Goal –
Write the data out again, character for character, with no images.

Dataset extract –
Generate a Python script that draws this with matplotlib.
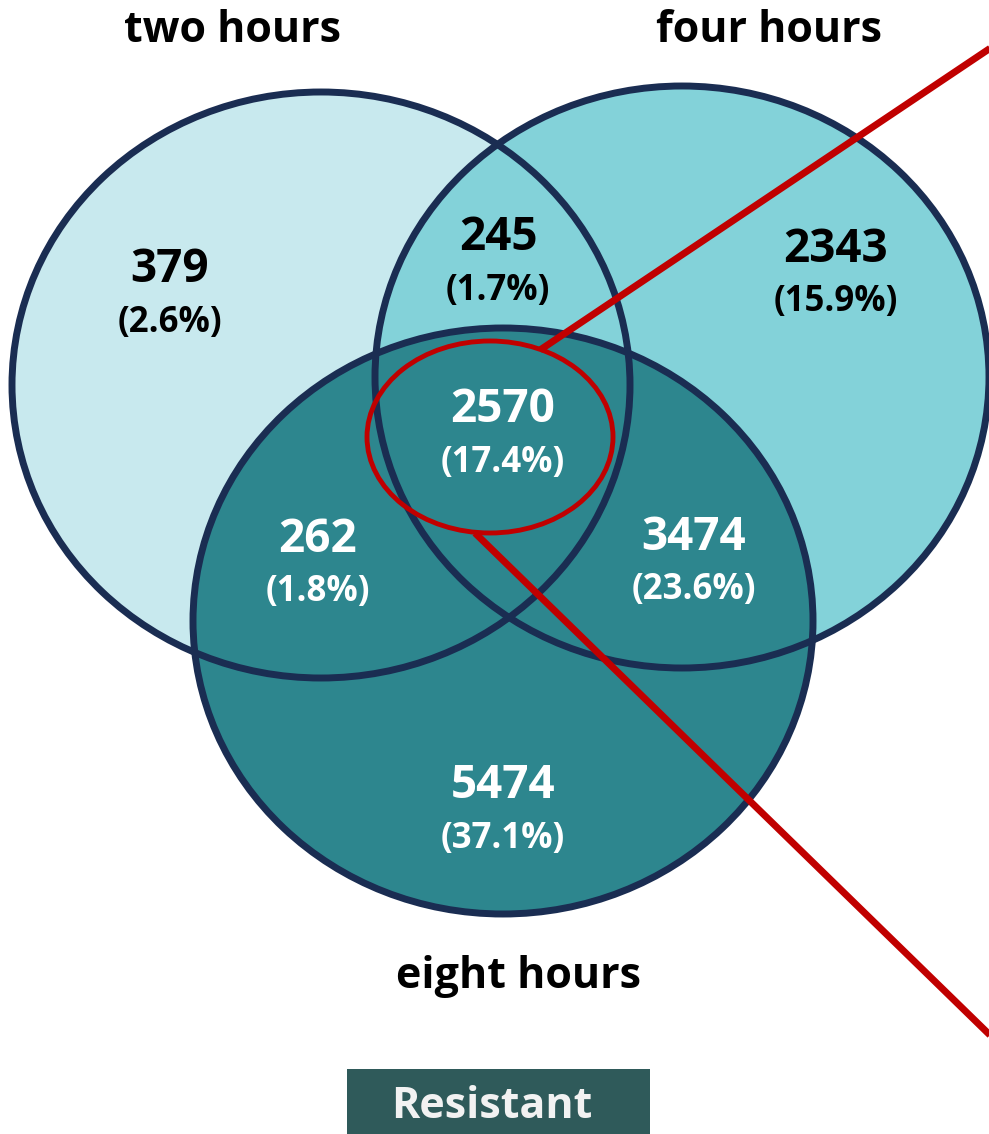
import matplotlib
matplotlib.use("Agg")
import matplotlib.pyplot as plt
from matplotlib.patches import Ellipse, Rectangle

plt.rcParams['font.family'] = ['Open Sans', 'DejaVu Sans']

# data
sets = ["two hours", "four hours", "eight hours"]
regions = ["2 only", "2&4", "4 only", "2&4&8", "2&8", "4&8", "8 only"]
counts = [379, 245, 2343, 2570, 262, 3474, 5474]
total = sum(counts)
pcts = [100.0 * c / total for c in counts]

# layout (pixel coords, y down)
W, H = 989, 1134
circ_xy = [(321, 385), (682, 377), (503, 621)]
circ_r = [(309, 293), (307, 291), (310, 293)]
circ_fill = ["#C8E9EE", "#83D2D9", "#2D868E"]
edge = "#1A2D52"
title_xy = [(232, 30), (769, 30), (519, 976)]
label_xy = [(170, 270), (498, 238), (836, 249), (503, 410), (318, 539), (694, 537), (503, 786)]
label_col = ["black", "black", "black", "white", "white", "white", "white"]
red = "#C00000"

fig = plt.figure(figsize=(W / 100, H / 100), dpi=100)
ax = fig.add_axes([0, 0, 1, 1])
ax.set_xlim(0, W)
ax.set_ylim(H, 0)
ax.axis("off")

for (x, y), (rx, ry), c in zip(circ_xy, circ_r, circ_fill):
    ax.add_patch(Ellipse((x, y), 2 * rx, 2 * ry, facecolor=c, edgecolor="none", zorder=1))
for (x, y), (rx, ry) in zip(circ_xy, circ_r):
    ax.add_patch(Ellipse((x, y), 2 * rx, 2 * ry, facecolor="none", edgecolor=edge, lw=5, zorder=2))

# red highlight
ax.add_patch(Ellipse((490, 437), 246, 192, facecolor="none", edgecolor=red, lw=3.5, zorder=3))
ax.plot([540, 995], [350, 45], color=red, lw=5, solid_capstyle="butt", zorder=3)
ax.plot([475, 995], [533, 1040], color=red, lw=5, solid_capstyle="butt", zorder=3)

for (x, y), c, p, col in zip(label_xy, counts, pcts, label_col):
    ax.text(x, y, str(c), ha="center", va="center", fontsize=33, fontweight="bold", color=col, zorder=4)
    ax.text(x, y + 53, "(%.1f%%)" % p, ha="center", va="center", fontsize=25, fontweight="bold", color=col, zorder=4)

for (x, y), s in zip(title_xy, sets):
    ax.text(x, y, s, ha="center", va="center", fontsize=31, fontweight="bold", color="black", zorder=4)

ax.add_patch(Rectangle((347, 1069), 303, 70, facecolor="#2F5A5A", edgecolor="none", zorder=4))
ax.text(492, 1106, "Resistant", ha="center", va="center", fontsize=31, fontweight="bold", color="#F2F2F2", zorder=5)

fig.savefig("out.png", dpi=100)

Solution to this task –
Generate a Python script that draws this with matplotlib.
import matplotlib
matplotlib.use("Agg")
import matplotlib.pyplot as plt
from matplotlib.patches import Ellipse, Rectangle

plt.rcParams['font.family'] = ['Open Sans', 'DejaVu Sans']

# data
sets = ["two hours", "four hours", "eight hours"]
regions = ["2 only", "2&4", "4 only", "2&4&8", "2&8", "4&8", "8 only"]
counts = [379, 245, 2343, 2570, 262, 3474, 5474]
total = sum(counts)
pcts = [100.0 * c / total for c in counts]

# layout (pixel coords, y down)
W, H = 989, 1134
circ_xy = [(321, 385), (682, 377), (503, 621)]
circ_r = [(309, 293), (307, 291), (310, 293)]
circ_fill = ["#C8E9EE", "#83D2D9", "#2D868E"]
edge = "#1A2D52"
title_xy = [(232, 30), (769, 30), (519, 976)]
label_xy = [(170, 270), (498, 238), (836, 249), (503, 410), (318, 539), (694, 537), (503, 786)]
label_col = ["black", "black", "black", "white", "white", "white", "white"]
red = "#C00000"

fig = plt.figure(figsize=(W / 100, H / 100), dpi=100)
ax = fig.add_axes([0, 0, 1, 1])
ax.set_xlim(0, W)
ax.set_ylim(H, 0)
ax.axis("off")

for (x, y), (rx, ry), c in zip(circ_xy, circ_r, circ_fill):
    ax.add_patch(Ellipse((x, y), 2 * rx, 2 * ry, facecolor=c, edgecolor="none", zorder=1))
for (x, y), (rx, ry) in zip(circ_xy, circ_r):
    ax.add_patch(Ellipse((x, y), 2 * rx, 2 * ry, facecolor="none", edgecolor=edge, lw=5, zorder=2))

# red highlight
ax.add_patch(Ellipse((490, 437), 246, 192, facecolor="none", edgecolor=red, lw=3.5, zorder=3))
ax.plot([540, 995], [350, 45], color=red, lw=5, solid_capstyle="butt", zorder=3)
ax.plot([475, 995], [533, 1040], color=red, lw=5, solid_capstyle="butt", zorder=3)

for (x, y), c, p, col in zip(label_xy, counts, pcts, label_col):
    ax.text(x, y, str(c), ha="center", va="center", fontsize=33, fontweight="bold", color=col, zorder=4)
    ax.text(x, y + 53, "(%.1f%%)" % p, ha="center", va="center", fontsize=25, fontweight="bold", color=col, zorder=4)

for (x, y), s in zip(title_xy, sets):
    ax.text(x, y, s, ha="center", va="center", fontsize=31, fontweight="bold", color="black", zorder=4)

ax.add_patch(Rectangle((347, 1069), 303, 70, facecolor="#2F5A5A", edgecolor="none", zorder=4))
ax.text(492, 1106, "Resistant", ha="center", va="center", fontsize=31, fontweight="bold", color="#F2F2F2", zorder=5)

fig.savefig("out.png", dpi=100)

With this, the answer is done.